Peter Costello, CEOs question Wayne Swan's ASX merger decision By Ben Packham and Joe Kelly


 Former treasurer Peter Costello has warned his successor Wayne Swan to think carefully before blocking the merger of the ASX and Singapore Exchange, as the nation's top CEOs questioned why the deal was being scuttled.


                                                                                                                                 Picture: Sam Mooy
Former treasurer Peter Costello back in the media spotlight, speaking to journalists in Sydney.


 Mr Swan has given proponents of the now-unlikely deal until Monday to convince him of its merits, after the Foreign Investment Review Board recommended unanimously that it would be contrary to the national interest.
 Mr Costello said the merger, if it went ahead, would follow a strong international trend.
 “Around the world there are these (stock exchange) tie-ups going on,” he said in Sydney.
 “The London exchange has bought the Italian, it's now bidding for the Canadian.
 “The Germans are bidding for the New York Stock Exchange, NASDAQ's got a counter bid.
“And the question is whether Australia is going to be a part of that, or whether Australia will seek to go it alone.”

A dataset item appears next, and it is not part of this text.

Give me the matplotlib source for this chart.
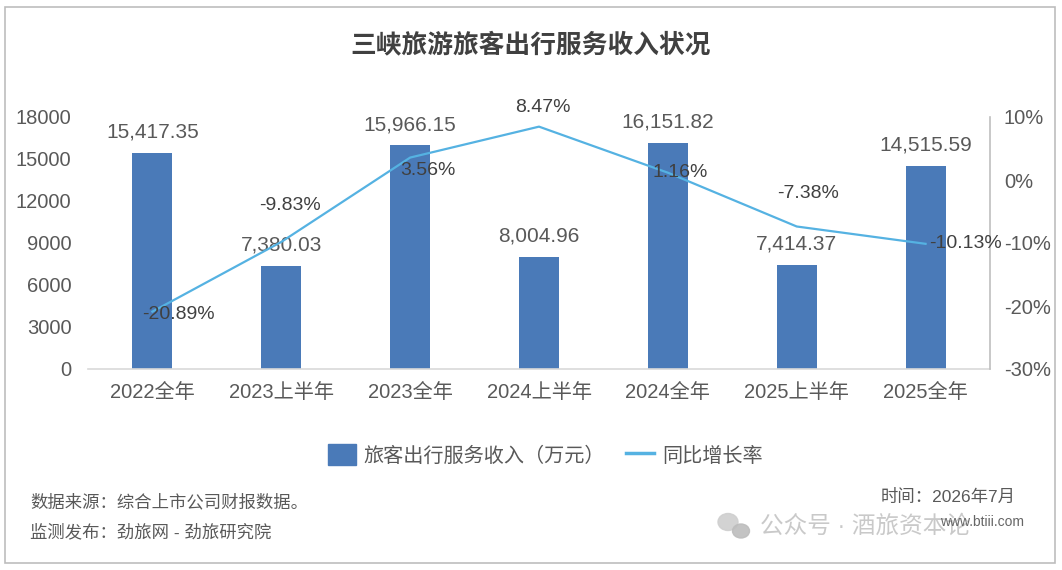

 Mr Costello said he thought the ASX case should be debated by MPs.
 “Just because everybody else in the world is doing it, it doesn't mean it's right, but it also means you'd better think about it very carefully,” he said.
 Mr Costello's unsolicited advice came as the Business Council of Australia called for Mr Swan to explain why the deal was contrary to the national interest if he followed through and blocked it.
 The BCA, which represents the chief executives of the nation's top 100 companies, said the deal had the potential to turn Australia into a regional financial hub.
 “At a time when increasing ties with fast-growing emerging Asian countries is supporting our growth potential, the integration of Australia's capital markets into the region will offer significant opportunities,” BCA president Graham Bradley said.
 “These include lower costs for businesses, greater choice and more skilled jobs.”
 Earlier, Mr Swan rejected suggestions of political interference in the FIRB's assessment of the deal.
 The Treasurer said he had followed due process and would make known his reasons in full, including the advice of the FIRB, when he made his final decision.
 “I've spent a lot of time reading material, seeking advice, consulting with the business community and the wider community. I've taken it very seriously. And I didn't start that process with a pre-established view,” he said.
 “When I take a final decision I will publish all of my reasons in full and part of that will be the advice from the foreign investment review board.”
 Mr Swan said there was no political interference in the Foreign Investment Review Board process and defended its integrity.
 “Absolutely nothing could be further from the truth. The Foreign Investment Review Board is independent. They do their work, they take their decisions independently. They talk to me as the responsible minister.”
 He said Australia's international standing would not be hurt if the merger did not proceed.
 Grattan Institute economist Saul Eslake said there were legitimate concerns about transferring regulatory controls over Australian companies to a foreign stock exchange and possibly a foreign government.
 “It did seem like it wasn't a particularly good deal for Australia, (but) it might have been a good deal for the ASX and its shareholders,” he told The Australian Online.